Integer Replacement

This is a problem I brought along to the WICSxACM Technical Interview Prep workshop on January 13, 2020.

Problem Description ¶

Source: LeetCode 397

Given a positive integer $n$ , you can perform the following operations:

If $n$ is even, replace $n$ with $n/2$
If $n$ is odd, replace $n$ with either $n + 1$ or $n - 1$

What is the minimum number of replacements needed for $n$ to become $1$ ?

Hints ¶

The initial temptation is to go for a fancy, math-based $O(1)$ solution, but there are more general approaches that will increase your chances of actually coming up with a solution. What are some other approaches you can think of?
How can you think of the problem as a graph? (For this workshop, I know there have been quite a few other graph problems, so this will be fresh in your mind.)

Solution ¶

I have implemented one possible solution to the problem in C++.

Approach 1: BFS ¶

This solution was suggested in the Hints. The idea is to think of the numbers as a graph, where each number is a node and there are edges connecting each node $x$ to $x/2$ if $x$ is even, or to $x + 1$ and $x - 1$ if $x$ is odd. We can then perform a BFS (Breadth-First Search) on the graph to find the length of the shortest path from $n$ to $1$ .

Time complexity: $O(n)$ – we can only encounter numbers in the range $[1, 2n]$ since if you reach $2n$ , you wasted a bunch of steps because $2n$ can just be divided by $2$ to get $n$ . Since we never visit the same number twice, the time complexity is $O(2n) = O(n)$
Space complexity: $O(n)$ – same reason as above.

class Solution {
 public:
  int integerReplacement(int n) {
    // Queue for BFS -- each pair holds a number `x` and the number
    // of steps it is from `n`. We use `long long` to account for the
    // edge case when `n == INT_MAX`. Note that as we pop nodes from
    // and add nodes to this queue, the number of steps gradually
    // increases. Furthermore, note that we are guaranteed to visit all nodes
    // that are `k` steps from `n` before any nodes that are `k + 1` steps
    // from `n`.
    queue<pair<long long, int>> q;

    // Visited set -- holds numbers that have already been encountered.
    // Numbers enter this set when they are first encountered by the
    // algorithm.
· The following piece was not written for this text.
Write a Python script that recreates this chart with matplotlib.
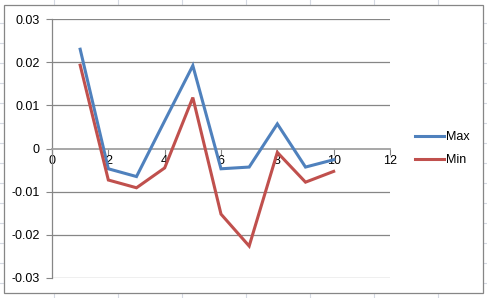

We do not want to revisit these numbers because we only
    // care about the minimum number of steps to visit them.
    unordered_set<long long> visited;

    // The queue starts with `n` at 0 steps, and `n` is visited to begin with.
    q.push({n, 0});
    visited.insert(n);

    // BFS loop.
    while (!q.empty()) {
      // Retrieve the next `x` and `steps` from the queue.
      long long x;
      int steps;
      tie(x, steps) = q.front();  // See std::tie
      q.pop();

      // We solved the problem -- return the number of steps.
      if (x == 1) return steps;

      if (x % 2 == 0) {
        // If x is even, the only node connected to it will be `x/2`
        if (visited.find(x / 2) == visited.end()) {
          // Make sure to record that `x/2` is visited.
          visited.insert(x / 2);
          // Add `x/2` with one more step than `x`.
          q.push({x / 2, steps + 1});
        }
      } else {
        // Same as above, except we now have `x + 1` and `x - 1`
        if (visited.find(x + 1) == visited.end()) {
          visited.insert(x + 1);
          q.push({x + 1, steps + 1});
        }
        if (visited.find(x - 1) == visited.end()) {
          visited.insert(x - 1);
          q.push({x - 1, steps + 1});
        }
      }
    }

    // If for some reason no solution was found.
    return -1;
  }
};

Alternate Approaches ¶

If you look at the discussions on the original LeetCode problem, you will see references to dynamic programming (DP) and recursion.